Les technologies de la sécurité informatique ne bloqueront pas la matière grise

Ce mois de novembre a vu se dérouler la version 2008 du salon de la sécurité informatique. Exceptionnellement cette année situé Porte de Versailles, entre les salons de l'hôtellerie, de la photo, de l'éducation, et des vignerons, il était l'occasion pour les chineurs de la sécurité de venir y faire leur marché de produits sur étagères collection hiver 2009 "prêt-à-brancher".

Mais fonder sa sécurité sur des boîtiers à tout faire aux noms bizarres (IPS, IDS, appliances, ...), c'est oublier que ces outils ne remplacement pas, et ne remplaceront jamais, l'intelligence humaine. Cette intelligence, source des menaces d'origine humaine, doit également être utilisée et développée pour sécuriser nos systèmes. Isaac Asimov n'avait pas attendu l'avènement de l'informatique moderne pour, dès 1980, alerter ses lecteurs sur les conséquences prévisibles de l'automatisme à outrance.

Ces derniers mois, différentes anecdotes ont encore une fois montré les limites et surtout les travers de l'automatisation de la sécurité. Un administrateur en université interrogea la communauté du CRU afin de comprendre pourquoi les transferts DNS ne fonctionnaient plus : le serveur maître interrompait sans raison apparente la connexion TCP par un RST arbitraire au milieu d'un transfert de zone parfaitement licite. En réalité, un boîtier IPS tout nouveau usurpait l'adresse IP de serveurs légitimes pour fermer une communication supposée, à tort, receler une attaque portant sur DNSSEC, extension protocolaire qui n'était même pas activée dans notre cas.

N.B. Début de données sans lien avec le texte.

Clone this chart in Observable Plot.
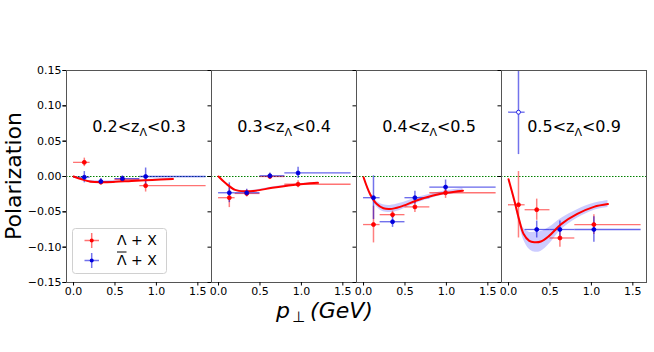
<!DOCTYPE html>
<html><head><meta charset="utf-8">
<script src="https://cdn.jsdelivr.net/npm/d3@7"></script>
<script src="https://cdn.jsdelivr.net/npm/@observablehq/plot@0.6"></script>
<style>body{margin:0;background:#fff} #chart{width:654px;height:352px}</style>
</head><body><div id="chart"></div>
<script>
// panel titles (z ranges)
const panels = ["0.2<zΛ<0.3", "0.3<zΛ<0.4", "0.4<zΛ<0.5", "0.5<zΛ<0.9"];
// pT bins
const binLo = [0.0, 0.2, 0.5, 0.8];
const binHi = [0.2, 0.5, 0.8, 1.6];
// mean pT of each point, per panel
const ptX = [
  [0.13, 0.33, 0.59, 0.87],
  [0.13, 0.34, 0.62, 0.96],
  [0.12, 0.35, 0.62, 0.99],
  [0.12, 0.34, 0.62, 1.03]
];
// Lambda + X
const lamY = [
  [0.020, -0.008, -0.004, -0.013],
  [-0.030, -0.024, 0.000, -0.011],
  [-0.068, -0.054, -0.043, -0.023],
  [-0.040, -0.047, -0.087, -0.068]
];
const lamErr = [
  [0.006, 0.004, 0.004, 0.009],
  [0.014, 0.005, 0.004, 0.005],
  [0.026, 0.005, 0.008, 0.008],
  [0.047, 0.015, 0.013, 0.014]
];
// anti-Lambda + X
const barY = [
  [-0.001, -0.007, -0.003, 0.000],
  [-0.023, -0.023, 0.001, 0.005],
  [-0.030, -0.064, -0.030, -0.015],
  [0.091, -0.075, -0.075, -0.075]
];
const barErr = [
  [0.008, 0.004, 0.004, 0.012],
  [0.014, 0.005, 0.004, 0.008],
  [0.031, 0.008, 0.009, 0.010],
  [0.060, 0.012, 0.012, 0.018]
];
const barOpen = [
  [false, false, false, false],
  [false, false, false, false],
  [false, false, false, false],
  [true, false, false, false]
];
// fit curves and uncertainty bands
const fitX = [
  [0, 0.1, 0.2, 0.33, 0.5, 0.7, 0.95, 1.2],
  [0, 0.09, 0.2, 0.32, 0.45, 0.65, 0.9, 1.2],
  [0, 0.08, 0.16, 0.24, 0.32, 0.44, 0.64, 0.84, 1.0, 1.2],
  [0, 0.07, 0.13, 0.18, 0.25, 0.31, 0.39, 0.49, 0.64, 0.83, 1.03, 1.2]
];
const fitY = [
  [0, -0.004, -0.007, -0.008, -0.0075, -0.0062, -0.0048, -0.0035],
  [0, -0.010, -0.019, -0.021, -0.020, -0.016, -0.012, -0.009],
  [-0.001, -0.025, -0.039, -0.045, -0.046, -0.043, -0.034, -0.027, -0.023, -0.020],
  [-0.004, -0.034, -0.062, -0.081, -0.091, -0.093, -0.092, -0.084, -0.067, -0.053, -0.043, -0.039]
];
const fitBand = [
  [0.001, 0.001, 0.001, 0.001, 0.001, 0.001, 0.001, 0.001],
  [0.001, 0.001, 0.001, 0.001, 0.001, 0.001, 0.001, 0.001],
  [0.001, 0.003, 0.004, 0.005, 0.005, 0.005, 0.004, 0.003, 0.003, 0.003],
  [0.001, 0.003, 0.005, 0.008, 0.012, 0.014, 0.014, 0.012, 0.008, 0.006, 0.005, 0.005]
];
const xTicks = [0, 0.5, 1.0, 1.5];
const yTicks = [-0.15, -0.10, -0.05, 0.00, 0.05, 0.10, 0.15];
const lamColor = "#ff0000";
const barColor = "#0000dd";

const points = [];
panels.forEach((p, k) => {
  ptX[k].forEach((x, i) => {
    points.push({panel: p, s: "lam", x, y: lamY[k][i], e: lamErr[k][i], lo: binLo[i], hi: binHi[i], open: false});
  });
  ptX[k].forEach((x, i) => {
    points.push({panel: p, s: "bar", x, y: barY[k][i], e: barErr[k][i], lo: binLo[i], hi: binHi[i], open: barOpen[k][i]});
  });
});
const fits = [];
panels.forEach((p, k) => fitX[k].forEach((x, i) =>
  fits.push({panel: p, x, y: fitY[k][i], b: fitBand[k][i]})));
const lam = points.filter(d => d.s === "lam");
const bar = points.filter(d => d.s === "bar");

const plot = Plot.plot({
  width: 654, height: 352,
  marginLeft: 65, marginRight: 8, marginTop: 70, marginBottom: 70,
  style: {fontFamily: "DejaVu Sans", fontSize: "11px", color: "black", background: "white"},
  fx: {domain: panels, padding: 0, axis: null},
  x: {domain: [-0.085, 1.665], label: null},
  y: {domain: [-0.15, 0.15], label: null},
  marks: [
    Plot.ruleY([0], {stroke: "green", strokeDasharray: "1.5,1.5", strokeWidth: 1}),
    Plot.areaY(fits, {fx: "panel", x: "x", y1: d => d.y - d.b, y2: d => d.y + d.b, z: "panel", fill: "blue", fillOpacity: 0.2, curve: "catmull-rom"}),
    Plot.ruleX(lam, {fx: "panel", x: "x", y1: d => d.y - d.e, y2: d => d.y + d.e, stroke: lamColor, strokeOpacity: 0.5, strokeWidth: 1.5, clip: true}),
    Plot.ruleY(lam, {fx: "panel", y: "y", x1: "lo", x2: "hi", stroke: lamColor, strokeOpacity: 0.55, strokeWidth: 1.3}),
    Plot.ruleX(bar, {fx: "panel", x: "x", y1: d => d.y - d.e, y2: d => d.y + d.e, stroke: barColor, strokeOpacity: 0.55, strokeWidth: 1.5, clip: true}),
    Plot.ruleY(bar, {fx: "panel", y: "y", x1: "lo", x2: "hi", stroke: barColor, strokeOpacity: 0.6, strokeWidth: 1.3}),
    Plot.line(fits, {fx: "panel", x: "x", y: "y", z: "panel", stroke: "red", strokeWidth: 2, curve: "catmull-rom"}),
    Plot.dot(lam, {fx: "panel", x: "x", y: "y", r: 2, fill: lamColor, stroke: lamColor, strokeWidth: 0.8}),
    Plot.dot(bar, {fx: "panel", x: "x", y: "y", r: 2, fill: d => d.open ? "white" : barColor, stroke: barColor, strokeWidth: 0.8}),
    Plot.text(panels, {fx: d => d, text: d => d, frameAnchor: "top", lineAnchor: "top", dy: 50, fontSize: 16, fill: "black"}),
    Plot.frame({stroke: "#555", strokeWidth: 1}),
    Plot.axisX(xTicks, {tickFormat: d3.format(".1f"), tickSize: 3.5, tickPadding: 1, fontSize: 11, label: null}),
    Plot.axisY(yTicks, {tickFormat: d3.format(".2f"), tickSize: 3.5, tickPadding: 1.5, fontSize: 11, label: null}),
    Plot.axisY(yTicks, {facetAnchor: null, tickFormat: () => "", tickSize: 3.5, label: null})
  ]
});
document.getElementById("chart").appendChild(plot);

const svg = d3.select(plot);
// subscript Λ in panel titles
svg.selectAll("text").each(function() {
  const t = this.textContent;
  if (panels.includes(t)) {
    const parts = t.split("Λ");
    const el = d3.select(this);
    el.text(null);
    el.append("tspan").text(parts[0]);
    el.append("tspan").attr("font-size", 11).attr("dy", 4).text("Λ");
    el.append("tspan").attr("dy", -4).text(parts[1]);
  }
});
// axis titles
svg.append("text").attr("transform", "translate(21,176) rotate(-90)")
  .attr("text-anchor", "middle").attr("font-size", 22).attr("fill", "black")
  .text("Polarization");
const xl = svg.append("text").attr("x", 276).attr("y", 318).attr("font-size", 22)
  .attr("text-anchor", "start").attr("fill", "black");
xl.append("tspan").attr("font-style", "italic").text("p");
xl.append("tspan").attr("font-size", 15).attr("dy", 4).attr("dx", 2).text("⊥");
xl.append("tspan").attr("font-style", "italic").attr("dy", -4).attr("dx", 5).text("(GeV)");
// legend
const lg = svg.append("g").attr("text-anchor", "start");
lg.append("rect").attr("x", 72.5).attr("y", 228.5).attr("width", 94).attr("height", 45).attr("rx", 3)
  .attr("fill", "white").attr("fill-opacity", 0.8).attr("stroke", "#d0d0d0");
[[lamColor, 240.5, "Λ + X", false], [barColor, 260.5, "Λ + X", true]].forEach(([c, y, label, over]) => {
  lg.append("line").attr("x1", 84.5).attr("x2", 99).attr("y1", y).attr("y2", y).attr("stroke", c).attr("stroke-opacity", 0.55).attr("stroke-width", 1.5);
  lg.append("line").attr("x1", 91.7).attr("x2", 91.7).attr("y1", y - 7.5).attr("y2", y + 7.5).attr("stroke", c).attr("stroke-opacity", 0.55).attr("stroke-width", 1.5);
  lg.append("circle").attr("cx", 91.7).attr("cy", y).attr("r", 2).attr("fill", c);
  lg.append("text").attr("x", 117).attr("y", y + 4.8).attr("font-size", 14).attr("text-anchor", "start").attr("fill", "black").text(label);
  if (over) lg.append("line").attr("x1", 117).attr("x2", 126.5).attr("y1", y - 8.5).attr("y2", y - 8.5).attr("stroke", "black").attr("stroke-width", 1);
});
</script>
</body></html>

Si vous n'avez pas reçu la dernière lettre mensuelle HSC et que votre messagerie entrante est protégée par FortiGuard (encore faut il le découvrir), ne cherchez pas : la présence d'une URL relative à une vulnérabilité PHP (CVE-2008-4096) a été considérée comme une attaque par le boîtier suscité. Ainsi, vous n'avez pas non plus reçu les avis de sécurité de Secunia, IBM IIS, et des différents CERT ou services de veille auxquels vous auriez été abonnés, et qui vous mettaient en garde contre cette vulnérabilité. De même, vérifiez bien que les messages d'alertes de sécurité (IDS, denyhosts, nagios, snort, etc.), comportant des adresses IP ou des noms de domaines généralement peu recommandables, évitent soigneusement de passer par votre anti-spam...

Enfin, la simple présence sur un réseau d'entreprise d'une sonde totalement passive dans une configuration standard (login et password inchangés) a permis aux consultants HSC, via l'écoute du trafic "sondé", de découvrir sans effort les mots de passe du domaine Windows qui transitaient en clair et toutes les 5 minutes grâce à la messagerie non-SSL... Ne négligez jamais un équipement IP, quel qu'il soit, sur un réseau.

Ces quelques faits doivent ainsi nous rappeler que, au-delà du problème des faux positifs, l'intégration non suffisamment réfléchie dans un réseau d'une solution automatisée de sécurité risque de diminuer le niveau de sécurité global : comportement évasif, perte de traçabilité, interception d'informations de sécurité, ou, pire, trou béant dans un réseau exemplaire.

La technique est un outil. En faire usage requiert des hommes et des femmes.